Attorney General Dana Nessel was re-elected in 2022 with 53.2% of the vote. She is term-limited and cannot seek re-election.

== Minnesota ==

Attorney General Keith Ellison was re-elected in 2022 with 50.4% of the vote. He is running for re-election to a third term in office.

== Nebraska ==

Attorney General Mike Hilgers was elected in 2022 with 69.7% of the vote. He is running for re-election. He is being challenged by Democrat Jocelyn Brasher.

== Nevada ==

Attorney General Aaron D. Ford was re-elected in 2022 with 52.3% of the vote. He is term-limited and cannot seek re-election, and is running for governor. Democrats Senate majority leader Nicole Cannizzaro and state treasurer Zach Conine, and Republican Douglas County commissioners Danny Tarkanian and Adriana Guzmán Fralick have announced their candidacies.

== New Mexico ==

Attorney General Raúl Torrez was elected in 2022 with 55.3% of the vote. He is running for re-election for a second term in office. Republican attorney Sam Kane is challenging him.

== New York ==

Attorney General Letitia James was re-elected in 2022 with 54.3% of the vote. She is running for re-election to a third term in office. Republican former federal prosecutor Saritha Komatireddy is challenging her.

== North Dakota ==

Attorney General Drew Wrigley was elected in 2022 with 71.1% of the vote. He is running for re-election. He is being challenged by Democrat Tim Lamb.

== Ohio ==

Attorney General Dave Yost was re-elected in 2022 with 60.1% of the vote. He is term-limited and cannot seek re-election. Ohio Auditor of State Keith Faber has announced he will seek the Republican nomination for this seat. Former state lawmaker Elliot Forhan is running for the Democratic nomination.

== Oklahoma ==

Attorney General Gentner Drummond was elected in 2022 with 73.8% of the vote. He is retiring to run for governor. Former Assistant U.S. Attorney Nick Coffey is running as a Democrat. He is facing Republican nominee Jon Echols.

== Rhode Island ==

Attorney General Peter Neronha was re-elected in 2022 with 61.6% of the vote. He is term-limited and cannot seek re-election. Keith Hoffmann, Neronha's former chief of policy, is running. State representative Jason Knight and state senator Dawn Euer have been mentioned as potential candidates. West Greenwich town councilor Charles Calenda, who was the Republican nominee for attorney general in 2022, said that he is "leaving the door open" regarding another run in 2026. Ahern emerged as the winner of the primary and is now the Democratic nominee, facing off against Republican Alan Gordon in the general election.

== South Carolina ==

Attorney General Alan Wilson was re-elected unopposed in 2022. He is retiring to run for governor.
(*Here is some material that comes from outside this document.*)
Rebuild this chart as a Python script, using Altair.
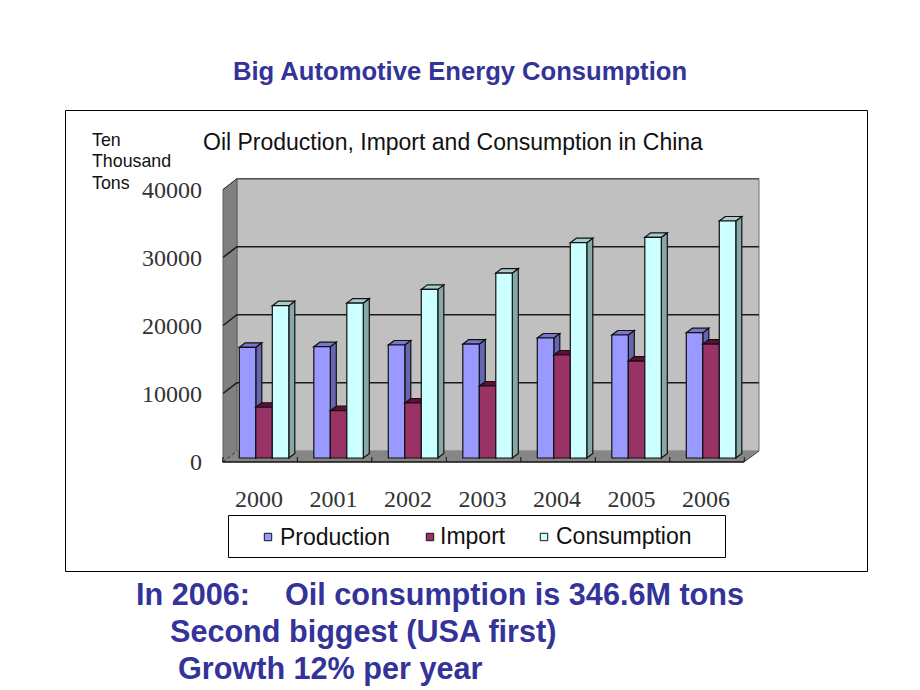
import altair as alt
import pandas as pd

years = [2000, 2001, 2002, 2003, 2004, 2005, 2006]
production = [16280, 16370, 16620, 16760, 17650, 18090, 18430]
imports = [7460, 6960, 8090, 10590, 15150, 14260, 16760]
consumption = [22400, 22790, 24800, 27200, 31660, 32450, 34850]
series_names = ["Production", "Import", "Consumption"]
y_ticks = [0, 10000, 20000, 30000, 40000]

W, H = 870, 680
PX_PER_YEAR = 74.5
PX_PER_UNIT = 0.0068
X0_PX, Y0_PX = 239.3, 458.0  # page position of 2000 / value 0 in the bar plane


def X(px):
    return 2000 + (px - X0_PX) / PX_PER_YEAR


def Y(py):
    return (Y0_PX - py) / PX_PER_UNIT


xs = alt.Scale(domain=[X(8), X(8 + W)], range=[0, W], nice=False, zero=False)
ys = alt.Scale(domain=[Y(8 + H), Y(8)], range=[H, 0], nice=False, zero=False)
ex = alt.X("x:Q", scale=xs, axis=None)
ey = alt.Y("y:Q", scale=ys, axis=None)


def rect(x1, y1, x2, y2, fill, stroke=None, sw=1):
    d = pd.DataFrame([dict(x=X(x1), x2=X(x2), y=Y(y1), y2=Y(y2))])
    kw = dict(fill=fill)
    if stroke:
        kw.update(stroke=stroke, strokeWidth=sw)
    return alt.Chart(d).mark_rect(**kw).encode(ex, x2="x2:Q", y=ey, y2="y2:Q")


def rules(segs, color="#1a1a1a", sw=1.5, dash=None):
    d = pd.DataFrame([dict(x=X(a), y=Y(b), x2=X(c), y2=Y(e)) for a, b, c, e in segs])
    kw = dict(color=color, strokeWidth=sw)
    if dash:
        kw["strokeDash"] = dash
    return alt.Chart(d).mark_rule(**kw).encode(ex, x2="x2:Q", y=ey, y2="y2:Q")


def text(s, px, py, size, color="#000000", font="Liberation Sans", weight="normal", align="left"):
    d = pd.DataFrame([dict(x=X(px), y=Y(py), t=s)])
    return alt.Chart(d).mark_text(
        fontSize=size, color=color, font=font, fontWeight=weight, align=align, baseline="alphabetic"
    ).encode(ex, y=ey, text="t:N")


def v_poly(pts, fill, stroke=None):
    """vertical-orient area: pts = (x, ytop, ybottom) in page px"""
    d = pd.DataFrame([dict(x=X(a), y=Y(b), y2=Y(c)) for a, b, c in pts])
    kw = dict(fill=fill, orient="vertical", opacity=1)
    if stroke:
        kw.update(stroke=stroke, strokeWidth=1)
    return alt.Chart(d).mark_area(**kw).encode(ex, y=ey, y2="y2:Q")


def h_poly(pts, fill):
    """horizontal-orient area: pts = (y, xleft, xright) in page px"""
    d = pd.DataFrame([dict(y=Y(a), x=X(b), x2=X(c)) for a, b, c in pts])
    return alt.Chart(d).mark_area(fill=fill, orient="horizontal", opacity=1).encode(
        y=ey, x=ex, x2="x2:Q"
    )


# 3-D bar geometry, in data units
BAR_W = 16.5 / PX_PER_YEAR
DEPTH_X = 6.0 / PX_PER_YEAR
DEPTH_V = 4.5 / PX_PER_UNIT


def bar_layers(values, idx, front, side, top):
    fr, si, to = [], [], []
    for yr, v in zip(years, values):
        a = yr + idx * BAR_W
        b = a + BAR_W
        g = f"{yr}"
        fr.append(dict(x=a, x2=b, y=0, y2=v))
        si += [dict(g=g, x=b, y=v, y2=0), dict(g=g, x=b + DEPTH_X, y=v + DEPTH_V, y2=DEPTH_V)]
        to += [dict(g=g, y=v, x=a, x2=b), dict(g=g, y=v + DEPTH_V, x=a + DEPTH_X, x2=b + DEPTH_X)]
    stroke = dict(stroke="#111111", strokeWidth=1.2, opacity=1)
    side_l = alt.Chart(pd.DataFrame(si)).mark_area(fill=side, orient="vertical", **stroke).encode(
        ex, y=ey, y2="y2:Q", detail="g:N")
    top_l = alt.Chart(pd.DataFrame(to)).mark_area(fill=top, orient="horizontal", **stroke).encode(
        y=ey, x=ex, x2="x2:Q", detail="g:N")
    front_l = alt.Chart(pd.DataFrame(fr)).mark_rect(fill=front, stroke="#111111", strokeWidth=1.2).encode(
        ex, x2="x2:Q", y=ey, y2="y2:Q")
    return [side_l, top_l, front_l]


layers = []
# panel frame
layers.append(rect(65.5, 110.5, 867.5, 571.5, "#ffffff", "#000000", 1))

# walls and floor
layers.append(rect(237, 178.7, 759, 451, "#c0c0c0", "#707070", 1))
layers.append(v_poly([(223, 189.5, 462), (237, 178.7, 451)], "#808080", "#606060"))
layers.append(h_poly([(462, 223, 744), (451, 237, 759)], "#868686"))

# grid lines on back and left walls
grid_py = [246.7, 314.7, 382.7]
layers.append(rules([(237, p, 759, p) for p in grid_py]))
layers.append(rules([(223, p + 10.8, 237, p) for p in grid_py]))
layers.append(rules([(223, 189.5, 237, 178.7)], color="#333333", sw=1))
layers.append(rules([(237, 178.7, 759, 178.7)], color="#555555", sw=1.5))
layers.append(rules([(223, 462, 237, 451)], color="#333333", sw=1, dash=[3, 3]))
layers.append(rules([(744, 462, 759, 451)], color="#444444", sw=1))

# bars
layers += bar_layers(production, 0, "#9999ff", "#6666b0", "#7777cc")
layers += bar_layers(imports, 1, "#993366", "#6e2148", "#660a38")
layers += bar_layers(consumption, 2, "#ccffff", "#86a8a8", "#a8cccc")

# front floor edge and ticks
layers.append(rules([(222.5, 462, 744, 462)], color="#111111", sw=1.5))
tick_x = [X0_PX - 16.5 + PX_PER_YEAR * i for i in range(8)]
layers.append(rules([(t, 462, t, 457) for t in tick_x], color="#111111", sw=1))

# axis labels
for v in y_ticks:
    py = 462 - v * PX_PER_UNIT + 8
    layers.append(text(str(v), 202, py, 24, color="#333333", font="Liberation Serif", align="right"))
for i, yr in enumerate(years):
    px = 259 + i * PX_PER_YEAR
    layers.append(text(str(yr), px, 507, 24, color="#333333", font="Liberation Serif", align="center"))

# chart captions
layers.append(text("Oil Production, Import and Consumption in China", 203, 150, 23, color="#111111"))
for s, py in zip(["Ten", "Thousand", "Tons"], [146, 167, 189]):
    layers.append(text(s, 92, py, 17.8, color="#111111"))

# legend
layers.append(rect(228.5, 515.5, 725.5, 557.5, "#ffffff", "#000000", 1))
legend_colors = ["#9999ff", "#993366", "#ccffff"]
legend_sym = [268, 430, 544]
legend_txt = [280, 440, 556]
legend_base = [545, 544, 544]
for name, c, sx, tx, b in zip(series_names, legend_colors, legend_sym, legend_txt, legend_base):
    d = pd.DataFrame([dict(x=X(sx), y=Y(537))])
    layers.append(alt.Chart(d).mark_point(shape="square", filled=True, size=55, fill=c, stroke="#111111",
                                          strokeWidth=1, opacity=1).encode(ex, y=ey))
    layers.append(text(name, tx, b, 23, color="#111111"))

# slide text
BLUE = "#333399"
layers.append(text("Big Automotive Energy Consumption", 460, 79.5, 25.6, color=BLUE, weight="bold", align="center"))
layers.append(text("In 2006:", 136, 605, 30.6, color=BLUE, weight="bold"))
layers.append(text("Oil consumption is 346.6M tons", 285, 605, 30.6, color=BLUE, weight="bold"))
layers.append(text("Second biggest (USA first)", 170, 642, 30.6, color=BLUE, weight="bold"))
layers.append(text("Growth 12% per year", 178, 679, 30.6, color=BLUE, weight="bold"))

chart = alt.layer(*layers).properties(
    width=W, height=H, background="#ffffff", padding=0,
    autosize=alt.AutoSizeParams(type="none"),
).configure_view(stroke=None)

chart.save("out.html", embed_options={"renderer": "svg", "actions": False})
Republican state senator Stephen Goldfinch, 1st Circuit Solicitor David Pascoe, and 8th Circuit Solicitor David Stumbo are running for the Republican nomination. Attorney Richard Hricik is the presumptive Democratic nominee while David Stumbo is the presumptive Republican nominee.

== South Dakota ==

Attorney General Marty Jackley was re-elected unopposed in 2022. He is retiring to run for Congress. Republican Lance russell is running to succeed him unopposed.

== Texas ==

Attorney General Ken Paxton was re-elected in 2022 with 53.4% of the vote. He is retiring to run for Senate.

== Vermont ==

Attorney General Charity Clark was re-elected in 2024 with 57.9% of the vote. She is running for re-election. She is being challenged by Republican Ed Kemon.

== Wisconsin ==

Attorney General Josh Kaul was re-elected in 2022 with 50.6% of the vote. He is running for re-election. 2022 Republican nominee Fond du Lac County district attorney Eric Toney is also running.

== Territories and federal district ==

=== District of Columbia ===

Attorney General Brian Schwalb was elected in 2022 with 97.5% of the vote against a write-in opponent. He is running for re-election to a second term. He is being challenged by Republican Manuel Rivera.

=== Guam ===

Attorney General Douglas Moylan was re-elected in 2022 with 46.2% of the vote. After considering a run for governor, he announced he was seeking re-election to a second consecutive term. Republican former legislator Tom Fisher is running for the position.

=== Northern Mariana Islands ===

Attorney General Edward Manibusan was re-elected in 2022 with 55.2% of the vote. He is eligible to seek re-election but has instead announced he will not seek re-election.